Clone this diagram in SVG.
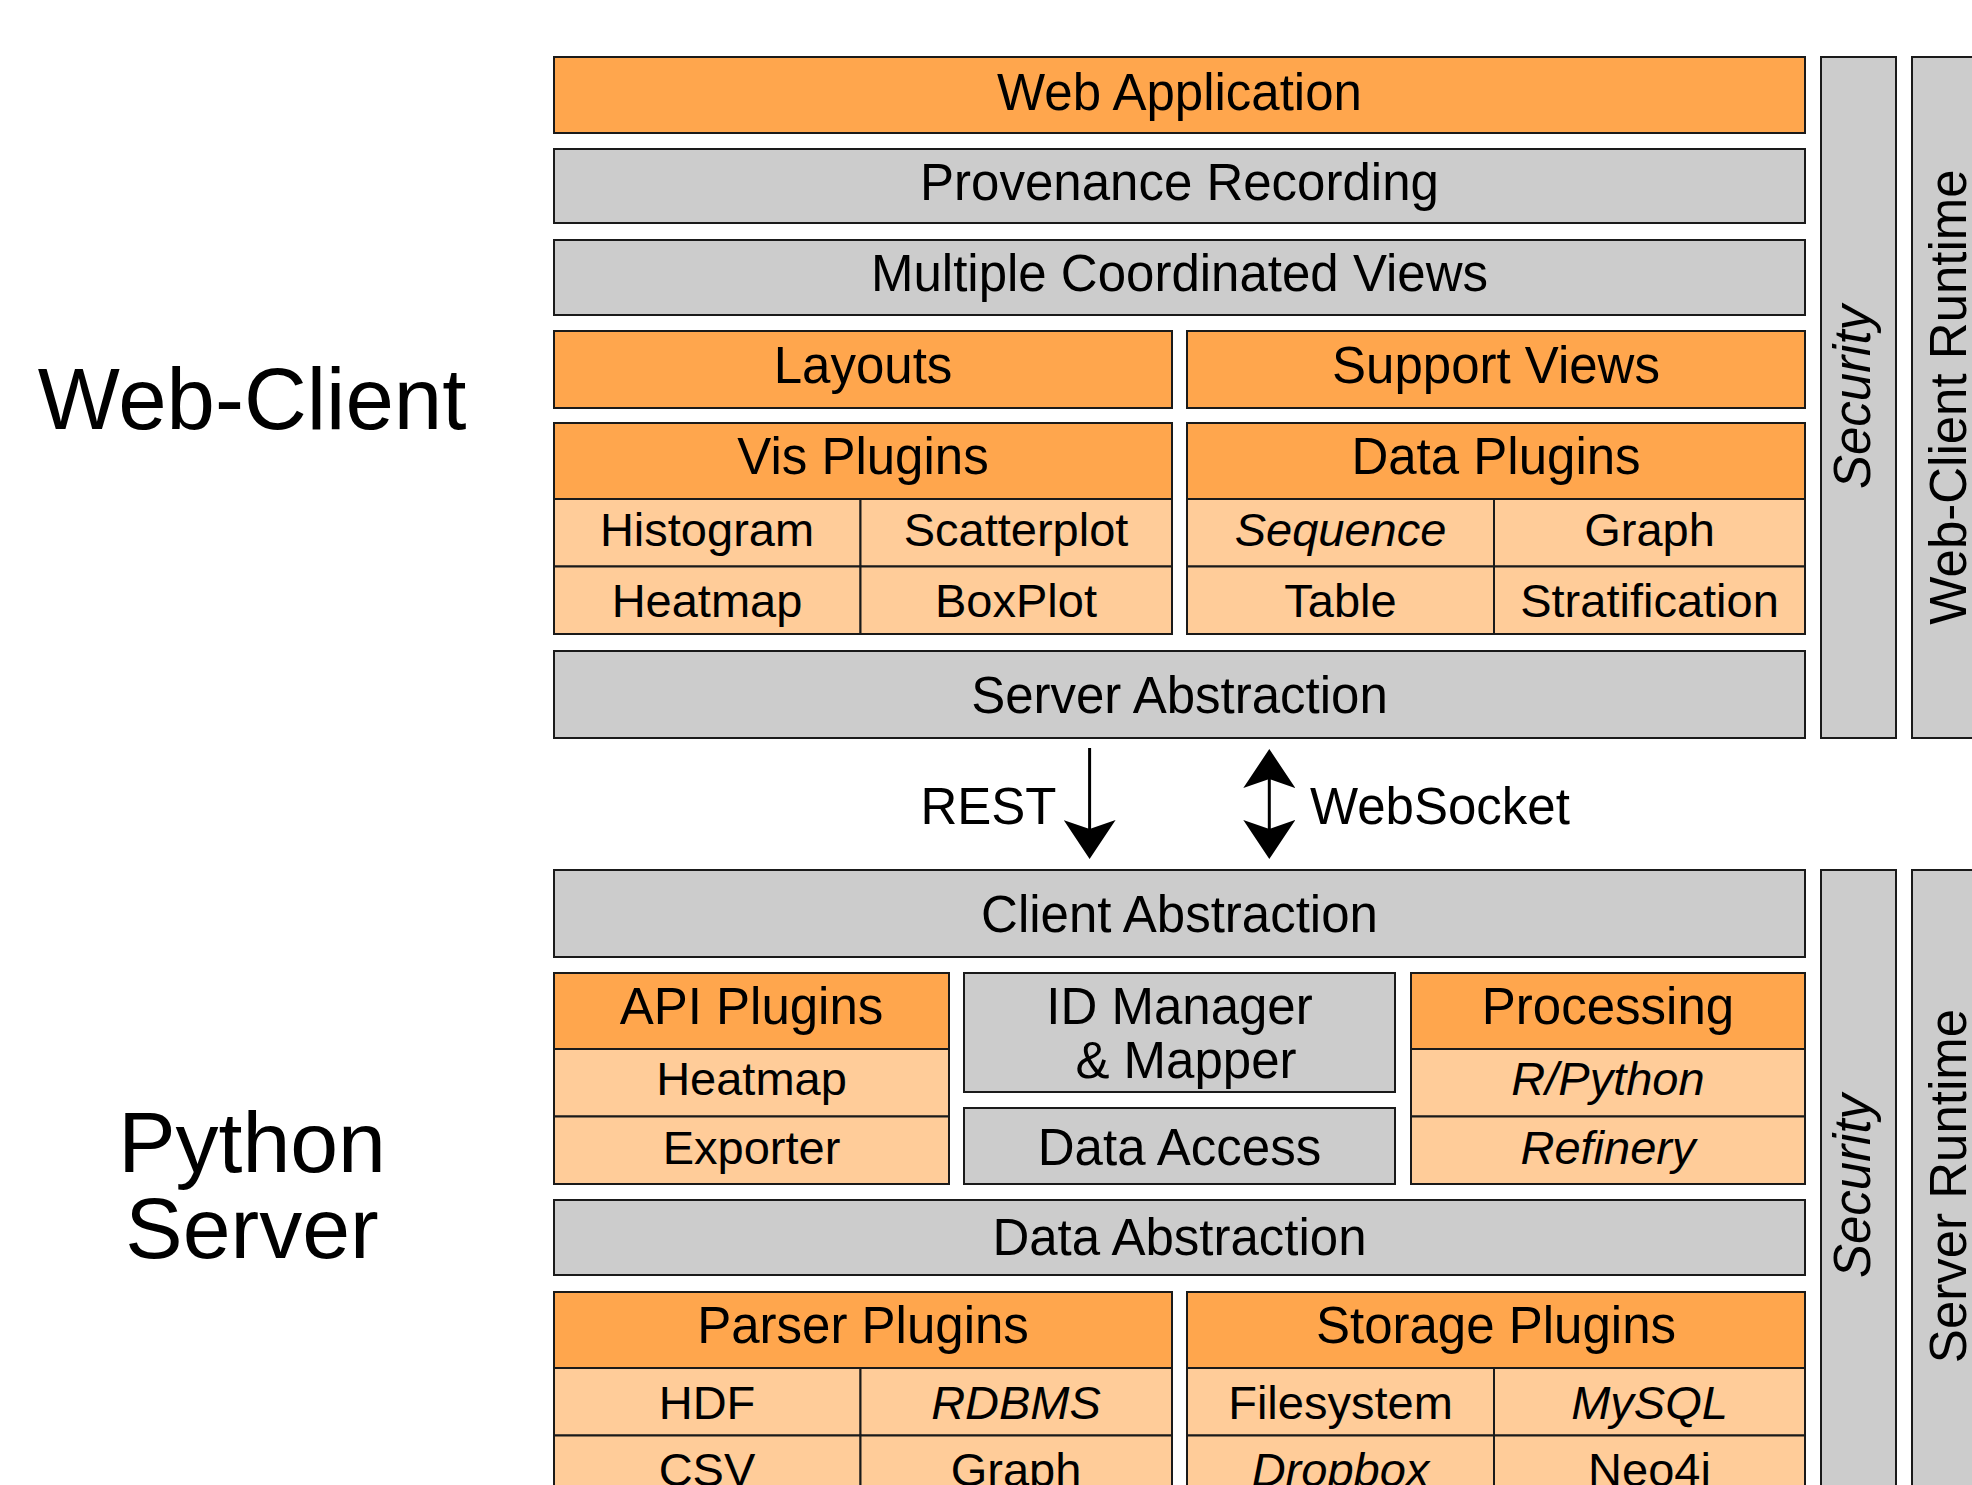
<svg xmlns="http://www.w3.org/2000/svg" width="1972" height="1485" viewBox="0 0 1972 1485">
<style>
.o{fill:#FFA64D;stroke:#1a1a1a;stroke-width:2}
.l{fill:#FFCC99;stroke:#1a1a1a;stroke-width:2}
.g{fill:#CCCCCC;stroke:#1a1a1a;stroke-width:2}
.t{font-family:"Liberation Sans",Arial,Helvetica,sans-serif;font-size:51px;text-anchor:middle;fill:#000}
.s{font-size:47px}
.i{font-style:italic}
.big{font-size:87px}
.lbl{font-family:"Liberation Sans",Arial,Helvetica,sans-serif;font-size:51px;fill:#000}
.con{fill:none;stroke:#000;stroke-width:3}
</style>
<defs>
<marker id="ah" viewBox="0 0 40 52" refX="30" refY="26" markerWidth="40" markerHeight="52" markerUnits="userSpaceOnUse" orient="auto-start-reverse">
<path d="M0,0 L39,26 L0,52 L9,26 Z" fill="#000"/>
</marker>
</defs>
<rect width="1972" height="1485" fill="#fff"/>

<g id="label-webclient"><text class="t big" x="252" y="429">Web-Client</text></g>
<g id="label-pythonserver"><text class="t" style="font-size:86px"><tspan x="252" y="1172">Python</tspan><tspan x="252" y="1258">Server</tspan></text></g>

<g id="web-application"><rect class="o" x="554" y="57" width="1251" height="76"/><text class="t" x="1179.5" y="110">Web Application</text></g>
<g id="provenance-recording"><rect class="g" x="554" y="149" width="1251" height="74"/><text class="t" x="1179.5" y="199.5">Provenance Recording</text></g>
<g id="multiple-coordinated-views"><rect class="g" x="554" y="240" width="1251" height="75"/><text class="t" x="1179.5" y="291">Multiple Coordinated Views</text></g>
<g id="layouts"><rect class="o" x="554" y="331" width="618" height="77"/><text class="t" x="863" y="383">Layouts</text></g>
<g id="support-views"><rect class="o" x="1187" y="331" width="618" height="77"/><text class="t" x="1496" y="383">Support Views</text></g>

<g id="vis-plugins">
<rect class="o" x="554" y="423" width="618" height="76"/><text class="t" x="863" y="474">Vis Plugins</text>
<rect class="l" x="554" y="499" width="306.5" height="67.5"/><text class="t s" x="707" y="546">Histogram</text>
<rect class="l" x="860.5" y="499" width="311.5" height="67.5"/><text class="t s" x="1016" y="546">Scatterplot</text>
<rect class="l" x="554" y="566.5" width="306.5" height="67.5"/><text class="t s" x="707" y="617">Heatmap</text>
<rect class="l" x="860.5" y="566.5" width="311.5" height="67.5"/><text class="t s" x="1016" y="617">BoxPlot</text>
</g>
<g id="data-plugins">
<rect class="o" x="1187" y="423" width="618" height="76"/><text class="t" x="1496" y="474">Data Plugins</text>
<rect class="l" x="1187" y="499" width="307" height="67.5"/><text class="t s i" x="1340.5" y="546">Sequence</text>
<rect class="l" x="1494" y="499" width="311" height="67.5"/><text class="t s" x="1649.5" y="546">Graph</text>
<rect class="l" x="1187" y="566.5" width="307" height="67.5"/><text class="t s" x="1340.5" y="617">Table</text>
<rect class="l" x="1494" y="566.5" width="311" height="67.5"/><text class="t s" x="1649.5" y="617">Stratification</text>
</g>
<g id="server-abstraction"><rect class="g" x="554" y="651" width="1251" height="87"/><text class="t" x="1179.5" y="713">Server Abstraction</text></g>
<g id="security-client"><rect class="g" x="1821" y="57" width="75" height="681"/><text class="t i" transform="translate(1870,397) rotate(-90)">Security</text></g>
<g id="web-client-runtime"><rect class="g" x="1912" y="57" width="80" height="681"/><text class="t" transform="translate(1966,397) rotate(-90)">Web-Client Runtime</text></g>

<g id="connectors">
<path class="con" d="M1089.6,748 V850" marker-end="url(#ah)"/>
<path class="con" d="M1269.3,758 V850" marker-start="url(#ah)" marker-end="url(#ah)"/>
<text class="lbl" x="1056.5" y="824" text-anchor="end">REST</text>
<text class="lbl" x="1310" y="824">WebSocket</text>
</g>

<g id="client-abstraction"><rect class="g" x="554" y="870" width="1251" height="87"/><text class="t" x="1179.5" y="932">Client Abstraction</text></g>
<g id="api-plugins">
<rect class="o" x="554" y="973" width="395" height="76"/><text class="t" x="751.5" y="1024">API Plugins</text>
<rect class="l" x="554" y="1049" width="395" height="67.5"/><text class="t s" x="751.5" y="1095">Heatmap</text>
<rect class="l" x="554" y="1116.5" width="395" height="67.5"/><text class="t s" x="751.5" y="1163.5">Exporter</text>
</g>
<g id="id-manager"><rect class="g" x="964" y="973" width="431" height="119"/><text class="t"><tspan x="1179.5" y="1024">ID Manager</tspan><tspan x="1186" y="1078">&amp; Mapper</tspan></text></g>
<g id="data-access"><rect class="g" x="964" y="1108" width="431" height="76"/><text class="t" x="1179.5" y="1165">Data Access</text></g>
<g id="processing">
<rect class="o" x="1411" y="973" width="394" height="76"/><text class="t" x="1608" y="1024">Processing</text>
<rect class="l" x="1411" y="1049" width="394" height="67.5"/><text class="t s i" x="1608" y="1095">R/Python</text>
<rect class="l" x="1411" y="1116.5" width="394" height="67.5"/><text class="t s i" x="1608" y="1163.5">Refinery</text>
</g>
<g id="data-abstraction"><rect class="g" x="554" y="1200" width="1251" height="75"/><text class="t" x="1179.5" y="1255">Data Abstraction</text></g>
<g id="parser-plugins">
<rect class="o" x="554" y="1292" width="618" height="76"/><text class="t" x="863" y="1343">Parser Plugins</text>
<rect class="l" x="554" y="1368" width="306.5" height="67.5"/><text class="t s" x="707" y="1418.5">HDF</text>
<rect class="l" x="860.5" y="1368" width="311.5" height="67.5"/><text class="t s i" x="1016" y="1418.5">RDBMS</text>
<rect class="l" x="554" y="1435.5" width="306.5" height="67.5"/><text class="t s" x="707" y="1485.5">CSV</text>
<rect class="l" x="860.5" y="1435.5" width="311.5" height="67.5"/><text class="t s" x="1016" y="1485.5">Graph</text>
</g>
<g id="storage-plugins">
<rect class="o" x="1187" y="1292" width="618" height="76"/><text class="t" x="1496" y="1343">Storage Plugins</text>
<rect class="l" x="1187" y="1368" width="307" height="67.5"/><text class="t s" x="1340.5" y="1418.5">Filesystem</text>
<rect class="l" x="1494" y="1368" width="311" height="67.5"/><text class="t s i" x="1649.5" y="1418.5">MySQL</text>
<rect class="l" x="1187" y="1435.5" width="307" height="67.5"/><text class="t s i" x="1340.5" y="1485.5">Dropbox</text>
<rect class="l" x="1494" y="1435.5" width="311" height="67.5"/><text class="t s" x="1649.5" y="1485.5">Neo4j</text>
</g>
<g id="security-server"><rect class="g" x="1821" y="870" width="75" height="640"/><text class="t i" transform="translate(1870,1186) rotate(-90)">Security</text></g>
<g id="server-runtime"><rect class="g" x="1912" y="870" width="80" height="640"/><text class="t" transform="translate(1966,1186) rotate(-90)">Server Runtime</text></g>
</svg>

# Your objective
Please write out all of the material above without changing a word, and omit any pictures.

# Right answer
Clone this diagram in SVG.
<svg xmlns="http://www.w3.org/2000/svg" width="1972" height="1485" viewBox="0 0 1972 1485">
<style>
.o{fill:#FFA64D;stroke:#1a1a1a;stroke-width:2}
.l{fill:#FFCC99;stroke:#1a1a1a;stroke-width:2}
.g{fill:#CCCCCC;stroke:#1a1a1a;stroke-width:2}
.t{font-family:"Liberation Sans",Arial,Helvetica,sans-serif;font-size:51px;text-anchor:middle;fill:#000}
.s{font-size:47px}
.i{font-style:italic}
.big{font-size:87px}
.lbl{font-family:"Liberation Sans",Arial,Helvetica,sans-serif;font-size:51px;fill:#000}
.con{fill:none;stroke:#000;stroke-width:3}
</style>
<defs>
<marker id="ah" viewBox="0 0 40 52" refX="30" refY="26" markerWidth="40" markerHeight="52" markerUnits="userSpaceOnUse" orient="auto-start-reverse">
<path d="M0,0 L39,26 L0,52 L9,26 Z" fill="#000"/>
</marker>
</defs>
<rect width="1972" height="1485" fill="#fff"/>

<g id="label-webclient"><text class="t big" x="252" y="429">Web-Client</text></g>
<g id="label-pythonserver"><text class="t" style="font-size:86px"><tspan x="252" y="1172">Python</tspan><tspan x="252" y="1258">Server</tspan></text></g>

<g id="web-application"><rect class="o" x="554" y="57" width="1251" height="76"/><text class="t" x="1179.5" y="110">Web Application</text></g>
<g id="provenance-recording"><rect class="g" x="554" y="149" width="1251" height="74"/><text class="t" x="1179.5" y="199.5">Provenance Recording</text></g>
<g id="multiple-coordinated-views"><rect class="g" x="554" y="240" width="1251" height="75"/><text class="t" x="1179.5" y="291">Multiple Coordinated Views</text></g>
<g id="layouts"><rect class="o" x="554" y="331" width="618" height="77"/><text class="t" x="863" y="383">Layouts</text></g>
<g id="support-views"><rect class="o" x="1187" y="331" width="618" height="77"/><text class="t" x="1496" y="383">Support Views</text></g>

<g id="vis-plugins">
<rect class="o" x="554" y="423" width="618" height="76"/><text class="t" x="863" y="474">Vis Plugins</text>
<rect class="l" x="554" y="499" width="306.5" height="67.5"/><text class="t s" x="707" y="546">Histogram</text>
<rect class="l" x="860.5" y="499" width="311.5" height="67.5"/><text class="t s" x="1016" y="546">Scatterplot</text>
<rect class="l" x="554" y="566.5" width="306.5" height="67.5"/><text class="t s" x="707" y="617">Heatmap</text>
<rect class="l" x="860.5" y="566.5" width="311.5" height="67.5"/><text class="t s" x="1016" y="617">BoxPlot</text>
</g>
<g id="data-plugins">
<rect class="o" x="1187" y="423" width="618" height="76"/><text class="t" x="1496" y="474">Data Plugins</text>
<rect class="l" x="1187" y="499" width="307" height="67.5"/><text class="t s i" x="1340.5" y="546">Sequence</text>
<rect class="l" x="1494" y="499" width="311" height="67.5"/><text class="t s" x="1649.5" y="546">Graph</text>
<rect class="l" x="1187" y="566.5" width="307" height="67.5"/><text class="t s" x="1340.5" y="617">Table</text>
<rect class="l" x="1494" y="566.5" width="311" height="67.5"/><text class="t s" x="1649.5" y="617">Stratification</text>
</g>
<g id="server-abstraction"><rect class="g" x="554" y="651" width="1251" height="87"/><text class="t" x="1179.5" y="713">Server Abstraction</text></g>
<g id="security-client"><rect class="g" x="1821" y="57" width="75" height="681"/><text class="t i" transform="translate(1870,397) rotate(-90)">Security</text></g>
<g id="web-client-runtime"><rect class="g" x="1912" y="57" width="80" height="681"/><text class="t" transform="translate(1966,397) rotate(-90)">Web-Client Runtime</text></g>

<g id="connectors">
<path class="con" d="M1089.6,748 V850" marker-end="url(#ah)"/>
<path class="con" d="M1269.3,758 V850" marker-start="url(#ah)" marker-end="url(#ah)"/>
<text class="lbl" x="1056.5" y="824" text-anchor="end">REST</text>
<text class="lbl" x="1310" y="824">WebSocket</text>
</g>

<g id="client-abstraction"><rect class="g" x="554" y="870" width="1251" height="87"/><text class="t" x="1179.5" y="932">Client Abstraction</text></g>
<g id="api-plugins">
<rect class="o" x="554" y="973" width="395" height="76"/><text class="t" x="751.5" y="1024">API Plugins</text>
<rect class="l" x="554" y="1049" width="395" height="67.5"/><text class="t s" x="751.5" y="1095">Heatmap</text>
<rect class="l" x="554" y="1116.5" width="395" height="67.5"/><text class="t s" x="751.5" y="1163.5">Exporter</text>
</g>
<g id="id-manager"><rect class="g" x="964" y="973" width="431" height="119"/><text class="t"><tspan x="1179.5" y="1024">ID Manager</tspan><tspan x="1186" y="1078">&amp; Mapper</tspan></text></g>
<g id="data-access"><rect class="g" x="964" y="1108" width="431" height="76"/><text class="t" x="1179.5" y="1165">Data Access</text></g>
<g id="processing">
<rect class="o" x="1411" y="973" width="394" height="76"/><text class="t" x="1608" y="1024">Processing</text>
<rect class="l" x="1411" y="1049" width="394" height="67.5"/><text class="t s i" x="1608" y="1095">R/Python</text>
<rect class="l" x="1411" y="1116.5" width="394" height="67.5"/><text class="t s i" x="1608" y="1163.5">Refinery</text>
</g>
<g id="data-abstraction"><rect class="g" x="554" y="1200" width="1251" height="75"/><text class="t" x="1179.5" y="1255">Data Abstraction</text></g>
<g id="parser-plugins">
<rect class="o" x="554" y="1292" width="618" height="76"/><text class="t" x="863" y="1343">Parser Plugins</text>
<rect class="l" x="554" y="1368" width="306.5" height="67.5"/><text class="t s" x="707" y="1418.5">HDF</text>
<rect class="l" x="860.5" y="1368" width="311.5" height="67.5"/><text class="t s i" x="1016" y="1418.5">RDBMS</text>
<rect class="l" x="554" y="1435.5" width="306.5" height="67.5"/><text class="t s" x="707" y="1485.5">CSV</text>
<rect class="l" x="860.5" y="1435.5" width="311.5" height="67.5"/><text class="t s" x="1016" y="1485.5">Graph</text>
</g>
<g id="storage-plugins">
<rect class="o" x="1187" y="1292" width="618" height="76"/><text class="t" x="1496" y="1343">Storage Plugins</text>
<rect class="l" x="1187" y="1368" width="307" height="67.5"/><text class="t s" x="1340.5" y="1418.5">Filesystem</text>
<rect class="l" x="1494" y="1368" width="311" height="67.5"/><text class="t s i" x="1649.5" y="1418.5">MySQL</text>
<rect class="l" x="1187" y="1435.5" width="307" height="67.5"/><text class="t s i" x="1340.5" y="1485.5">Dropbox</text>
<rect class="l" x="1494" y="1435.5" width="311" height="67.5"/><text class="t s" x="1649.5" y="1485.5">Neo4j</text>
</g>
<g id="security-server"><rect class="g" x="1821" y="870" width="75" height="640"/><text class="t i" transform="translate(1870,1186) rotate(-90)">Security</text></g>
<g id="server-runtime"><rect class="g" x="1912" y="870" width="80" height="640"/><text class="t" transform="translate(1966,1186) rotate(-90)">Server Runtime</text></g>
</svg>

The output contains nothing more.